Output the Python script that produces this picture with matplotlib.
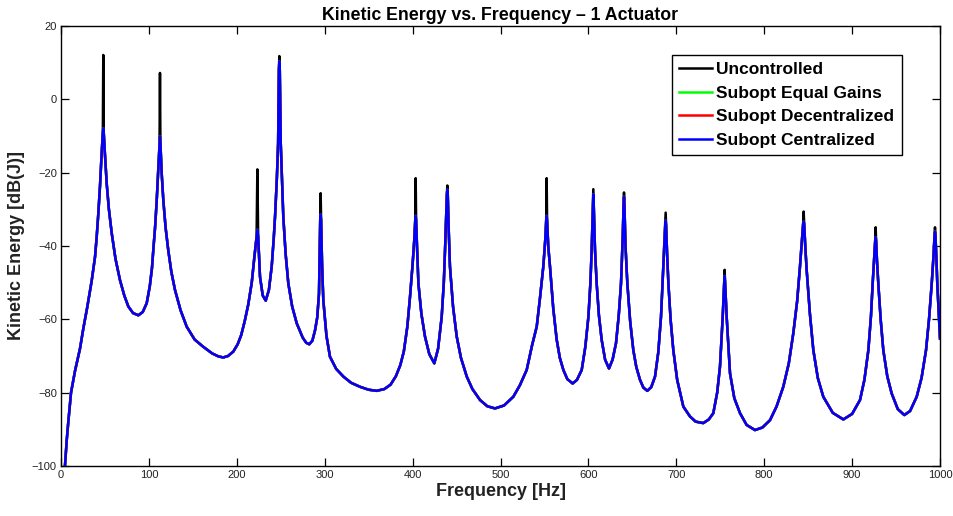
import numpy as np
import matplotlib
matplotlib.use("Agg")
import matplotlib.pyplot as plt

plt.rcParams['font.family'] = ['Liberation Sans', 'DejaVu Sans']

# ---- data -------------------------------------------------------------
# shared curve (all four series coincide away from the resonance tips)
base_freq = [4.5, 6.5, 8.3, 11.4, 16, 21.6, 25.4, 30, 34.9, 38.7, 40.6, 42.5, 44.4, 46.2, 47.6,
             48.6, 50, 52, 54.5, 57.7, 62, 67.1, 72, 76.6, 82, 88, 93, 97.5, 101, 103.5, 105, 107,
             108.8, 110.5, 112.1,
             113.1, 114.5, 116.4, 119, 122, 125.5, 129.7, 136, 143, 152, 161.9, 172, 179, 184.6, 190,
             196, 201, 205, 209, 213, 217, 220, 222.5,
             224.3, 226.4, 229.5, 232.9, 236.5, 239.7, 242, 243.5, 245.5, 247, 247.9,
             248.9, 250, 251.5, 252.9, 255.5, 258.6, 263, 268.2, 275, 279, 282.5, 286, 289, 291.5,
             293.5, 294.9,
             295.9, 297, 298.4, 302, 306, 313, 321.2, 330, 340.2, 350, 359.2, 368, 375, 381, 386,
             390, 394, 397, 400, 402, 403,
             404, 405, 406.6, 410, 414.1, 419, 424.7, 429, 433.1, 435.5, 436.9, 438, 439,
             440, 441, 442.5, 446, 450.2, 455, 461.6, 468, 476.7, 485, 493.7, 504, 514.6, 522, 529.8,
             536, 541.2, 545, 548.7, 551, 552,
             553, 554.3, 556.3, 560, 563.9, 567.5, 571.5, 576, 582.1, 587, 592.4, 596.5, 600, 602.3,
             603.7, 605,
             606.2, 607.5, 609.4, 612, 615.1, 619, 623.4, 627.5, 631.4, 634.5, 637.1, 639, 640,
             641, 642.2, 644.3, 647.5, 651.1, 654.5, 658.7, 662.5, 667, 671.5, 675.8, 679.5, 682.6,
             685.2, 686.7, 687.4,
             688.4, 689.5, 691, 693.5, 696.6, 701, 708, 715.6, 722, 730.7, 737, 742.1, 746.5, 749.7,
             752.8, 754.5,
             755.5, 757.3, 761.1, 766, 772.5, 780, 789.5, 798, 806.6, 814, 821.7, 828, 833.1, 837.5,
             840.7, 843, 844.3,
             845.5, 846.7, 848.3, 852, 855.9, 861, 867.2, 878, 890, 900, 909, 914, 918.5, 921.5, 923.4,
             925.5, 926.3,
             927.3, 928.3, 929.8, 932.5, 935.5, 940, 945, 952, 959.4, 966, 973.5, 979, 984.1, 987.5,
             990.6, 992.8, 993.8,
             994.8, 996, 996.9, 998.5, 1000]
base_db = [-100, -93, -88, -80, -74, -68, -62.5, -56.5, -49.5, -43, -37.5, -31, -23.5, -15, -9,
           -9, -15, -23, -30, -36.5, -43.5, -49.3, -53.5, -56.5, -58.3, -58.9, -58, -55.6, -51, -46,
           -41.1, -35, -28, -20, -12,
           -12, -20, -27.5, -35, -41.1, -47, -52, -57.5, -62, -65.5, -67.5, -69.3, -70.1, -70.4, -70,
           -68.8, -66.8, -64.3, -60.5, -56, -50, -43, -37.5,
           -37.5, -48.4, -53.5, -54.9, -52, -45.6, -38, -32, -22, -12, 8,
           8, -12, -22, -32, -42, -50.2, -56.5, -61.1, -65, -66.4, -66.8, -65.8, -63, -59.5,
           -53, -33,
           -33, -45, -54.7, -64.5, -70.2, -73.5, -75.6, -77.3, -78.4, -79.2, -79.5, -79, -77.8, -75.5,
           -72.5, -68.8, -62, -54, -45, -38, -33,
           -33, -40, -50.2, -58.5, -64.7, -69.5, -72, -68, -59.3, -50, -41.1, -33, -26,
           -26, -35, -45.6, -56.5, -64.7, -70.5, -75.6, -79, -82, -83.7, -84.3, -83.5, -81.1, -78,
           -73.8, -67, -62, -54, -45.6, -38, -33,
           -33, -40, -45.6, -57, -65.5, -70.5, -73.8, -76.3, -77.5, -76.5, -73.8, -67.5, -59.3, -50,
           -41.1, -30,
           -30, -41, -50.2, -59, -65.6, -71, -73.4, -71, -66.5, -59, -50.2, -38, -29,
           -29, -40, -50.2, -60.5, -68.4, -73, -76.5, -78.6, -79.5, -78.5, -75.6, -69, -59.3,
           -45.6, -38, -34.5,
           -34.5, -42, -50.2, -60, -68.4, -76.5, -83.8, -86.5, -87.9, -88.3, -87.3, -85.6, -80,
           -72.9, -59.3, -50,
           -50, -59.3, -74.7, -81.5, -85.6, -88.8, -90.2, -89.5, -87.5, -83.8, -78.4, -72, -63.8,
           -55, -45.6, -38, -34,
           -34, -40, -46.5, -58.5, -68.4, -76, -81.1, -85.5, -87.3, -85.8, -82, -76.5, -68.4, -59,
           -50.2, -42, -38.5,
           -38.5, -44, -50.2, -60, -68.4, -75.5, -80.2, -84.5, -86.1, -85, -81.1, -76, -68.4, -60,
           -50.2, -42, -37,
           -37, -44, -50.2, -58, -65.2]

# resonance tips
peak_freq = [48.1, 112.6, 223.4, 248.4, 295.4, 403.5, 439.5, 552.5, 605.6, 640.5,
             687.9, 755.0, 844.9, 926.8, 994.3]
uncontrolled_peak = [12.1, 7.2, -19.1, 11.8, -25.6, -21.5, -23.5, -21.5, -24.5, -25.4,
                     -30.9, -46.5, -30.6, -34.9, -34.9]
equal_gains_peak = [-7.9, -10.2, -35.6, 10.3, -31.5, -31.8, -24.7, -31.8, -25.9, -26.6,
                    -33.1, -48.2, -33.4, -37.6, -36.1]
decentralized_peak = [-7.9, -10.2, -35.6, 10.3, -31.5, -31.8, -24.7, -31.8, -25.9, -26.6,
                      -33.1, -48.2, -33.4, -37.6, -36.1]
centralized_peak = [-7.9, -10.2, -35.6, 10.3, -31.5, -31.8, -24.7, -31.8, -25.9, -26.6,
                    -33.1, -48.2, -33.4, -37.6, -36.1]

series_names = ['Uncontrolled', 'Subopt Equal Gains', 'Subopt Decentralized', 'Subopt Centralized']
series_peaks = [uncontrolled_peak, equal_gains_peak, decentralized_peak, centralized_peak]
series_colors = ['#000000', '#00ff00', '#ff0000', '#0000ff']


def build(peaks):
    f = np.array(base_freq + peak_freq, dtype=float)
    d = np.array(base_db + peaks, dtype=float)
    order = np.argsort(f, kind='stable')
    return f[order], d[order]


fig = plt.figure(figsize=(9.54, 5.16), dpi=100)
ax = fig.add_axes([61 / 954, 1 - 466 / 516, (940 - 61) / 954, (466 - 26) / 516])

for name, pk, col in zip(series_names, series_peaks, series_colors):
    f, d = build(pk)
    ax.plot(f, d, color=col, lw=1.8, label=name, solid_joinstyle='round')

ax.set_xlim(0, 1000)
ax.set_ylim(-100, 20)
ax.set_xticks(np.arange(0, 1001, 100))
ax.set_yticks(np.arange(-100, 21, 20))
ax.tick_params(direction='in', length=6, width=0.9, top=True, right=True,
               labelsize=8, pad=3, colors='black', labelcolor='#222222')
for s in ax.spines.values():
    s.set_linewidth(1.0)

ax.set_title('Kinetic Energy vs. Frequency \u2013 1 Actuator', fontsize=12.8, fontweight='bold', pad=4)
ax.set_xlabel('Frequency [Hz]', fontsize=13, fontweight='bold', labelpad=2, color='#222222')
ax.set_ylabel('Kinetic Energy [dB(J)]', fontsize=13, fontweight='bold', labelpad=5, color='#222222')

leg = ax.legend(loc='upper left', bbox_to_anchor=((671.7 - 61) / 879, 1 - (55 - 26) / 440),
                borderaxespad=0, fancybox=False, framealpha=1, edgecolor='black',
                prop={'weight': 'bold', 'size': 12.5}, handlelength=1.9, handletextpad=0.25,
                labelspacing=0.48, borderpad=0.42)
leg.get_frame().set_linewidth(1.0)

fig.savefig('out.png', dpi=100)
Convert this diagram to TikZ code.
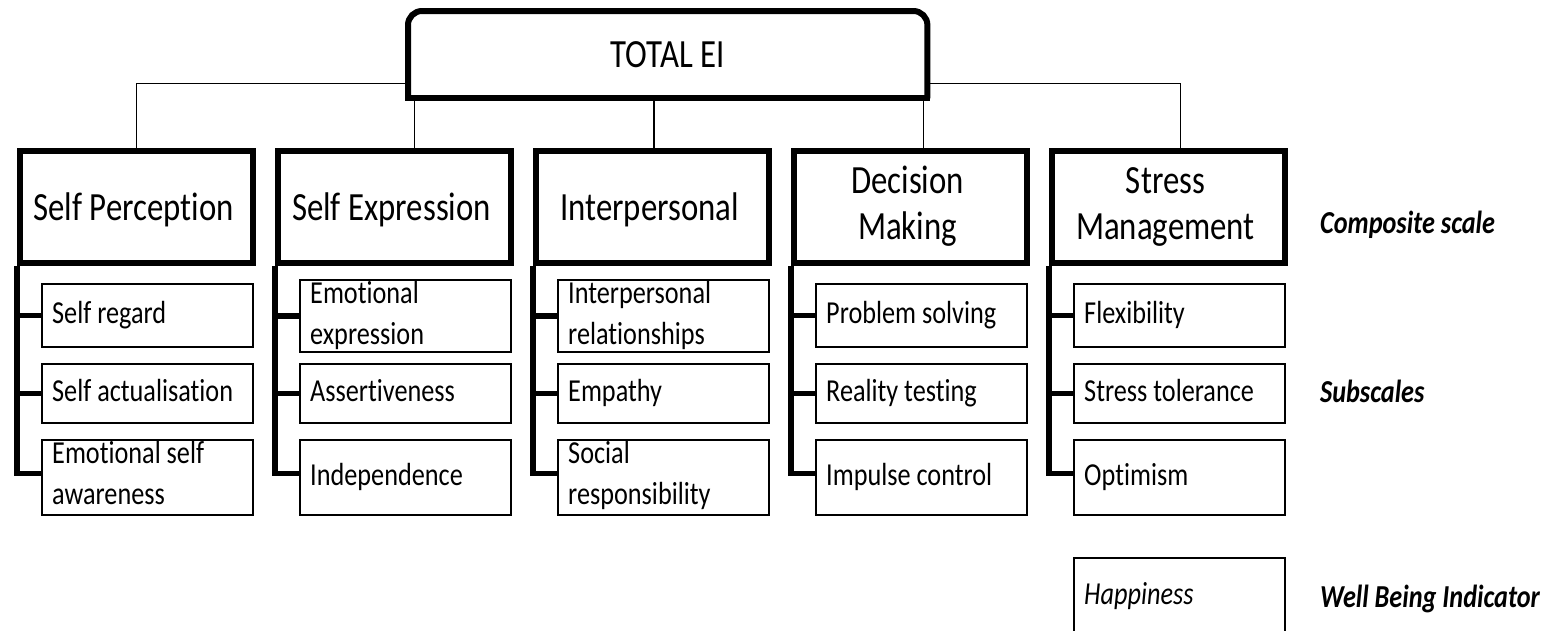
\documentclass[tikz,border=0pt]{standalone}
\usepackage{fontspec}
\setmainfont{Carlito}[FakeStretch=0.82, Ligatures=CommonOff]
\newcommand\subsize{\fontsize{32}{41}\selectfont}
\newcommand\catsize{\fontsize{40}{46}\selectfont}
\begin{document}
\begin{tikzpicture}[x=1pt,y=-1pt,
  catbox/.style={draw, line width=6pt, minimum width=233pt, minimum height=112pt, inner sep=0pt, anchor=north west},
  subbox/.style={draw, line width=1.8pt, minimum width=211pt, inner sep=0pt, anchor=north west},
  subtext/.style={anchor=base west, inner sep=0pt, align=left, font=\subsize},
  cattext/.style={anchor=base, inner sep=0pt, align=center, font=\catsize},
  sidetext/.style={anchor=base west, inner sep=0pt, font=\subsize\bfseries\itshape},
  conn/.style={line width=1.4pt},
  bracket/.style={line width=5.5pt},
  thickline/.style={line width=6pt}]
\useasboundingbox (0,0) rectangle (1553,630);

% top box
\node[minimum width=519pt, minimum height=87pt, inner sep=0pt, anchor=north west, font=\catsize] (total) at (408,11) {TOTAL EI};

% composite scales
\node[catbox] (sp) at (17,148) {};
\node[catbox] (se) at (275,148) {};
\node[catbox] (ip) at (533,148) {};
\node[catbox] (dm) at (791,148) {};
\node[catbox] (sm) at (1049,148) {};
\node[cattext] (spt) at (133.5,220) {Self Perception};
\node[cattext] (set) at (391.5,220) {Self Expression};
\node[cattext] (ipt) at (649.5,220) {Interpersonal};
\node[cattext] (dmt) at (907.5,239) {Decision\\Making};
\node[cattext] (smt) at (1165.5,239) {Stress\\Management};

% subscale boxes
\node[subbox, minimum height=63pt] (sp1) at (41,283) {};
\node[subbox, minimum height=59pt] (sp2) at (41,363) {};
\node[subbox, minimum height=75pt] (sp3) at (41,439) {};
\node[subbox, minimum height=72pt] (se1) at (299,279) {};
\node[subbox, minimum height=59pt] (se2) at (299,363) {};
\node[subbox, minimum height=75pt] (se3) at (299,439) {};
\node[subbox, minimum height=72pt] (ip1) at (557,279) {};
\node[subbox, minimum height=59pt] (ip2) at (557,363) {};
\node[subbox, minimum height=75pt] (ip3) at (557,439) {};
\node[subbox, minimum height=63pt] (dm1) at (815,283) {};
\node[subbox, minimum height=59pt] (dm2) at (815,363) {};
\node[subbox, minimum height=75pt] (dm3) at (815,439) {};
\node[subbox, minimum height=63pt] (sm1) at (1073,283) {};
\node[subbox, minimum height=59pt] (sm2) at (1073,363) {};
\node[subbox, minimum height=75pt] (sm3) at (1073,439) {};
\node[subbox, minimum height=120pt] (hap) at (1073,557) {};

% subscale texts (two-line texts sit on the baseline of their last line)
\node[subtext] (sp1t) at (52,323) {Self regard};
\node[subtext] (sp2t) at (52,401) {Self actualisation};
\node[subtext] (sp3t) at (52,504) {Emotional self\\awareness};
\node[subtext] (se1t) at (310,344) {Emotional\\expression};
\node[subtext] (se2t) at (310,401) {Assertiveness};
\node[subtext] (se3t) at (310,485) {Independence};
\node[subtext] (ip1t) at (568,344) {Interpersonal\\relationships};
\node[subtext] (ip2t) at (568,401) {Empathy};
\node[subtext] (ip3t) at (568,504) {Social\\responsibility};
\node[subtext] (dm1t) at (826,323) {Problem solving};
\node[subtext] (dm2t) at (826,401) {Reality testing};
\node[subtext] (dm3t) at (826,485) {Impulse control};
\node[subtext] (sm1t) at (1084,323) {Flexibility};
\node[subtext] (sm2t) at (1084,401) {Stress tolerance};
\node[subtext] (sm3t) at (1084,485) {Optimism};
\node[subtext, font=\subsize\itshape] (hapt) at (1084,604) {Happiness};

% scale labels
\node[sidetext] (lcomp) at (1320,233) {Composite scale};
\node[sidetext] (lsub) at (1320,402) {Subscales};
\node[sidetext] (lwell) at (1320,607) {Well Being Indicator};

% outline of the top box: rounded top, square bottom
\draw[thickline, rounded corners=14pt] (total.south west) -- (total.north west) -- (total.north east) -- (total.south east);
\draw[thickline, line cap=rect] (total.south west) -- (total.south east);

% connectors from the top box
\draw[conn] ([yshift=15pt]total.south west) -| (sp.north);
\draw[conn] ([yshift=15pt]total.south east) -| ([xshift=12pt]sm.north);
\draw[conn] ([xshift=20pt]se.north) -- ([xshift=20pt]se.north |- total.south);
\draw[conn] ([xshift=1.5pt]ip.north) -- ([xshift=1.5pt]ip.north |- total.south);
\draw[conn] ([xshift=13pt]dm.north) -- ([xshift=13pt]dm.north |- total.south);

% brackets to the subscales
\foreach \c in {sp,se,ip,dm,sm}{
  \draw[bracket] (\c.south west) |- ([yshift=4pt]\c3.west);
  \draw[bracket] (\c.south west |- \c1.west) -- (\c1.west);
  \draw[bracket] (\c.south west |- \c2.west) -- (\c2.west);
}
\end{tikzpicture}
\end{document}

YOUR TASK: Please restate the material above line by line, exactly, beginning at its first line and ending with the line that contains "plt.rcParams['font.family'] = ['Liberation", without any pictures.

FINAL RESULT:
Output the Python script that produces this picture with matplotlib.
import numpy as np
import matplotlib
matplotlib.use("Agg")
import matplotlib.pyplot as plt

plt.rcParams['font.family'] = ['Liberation Sans', 'DejaVu Sans']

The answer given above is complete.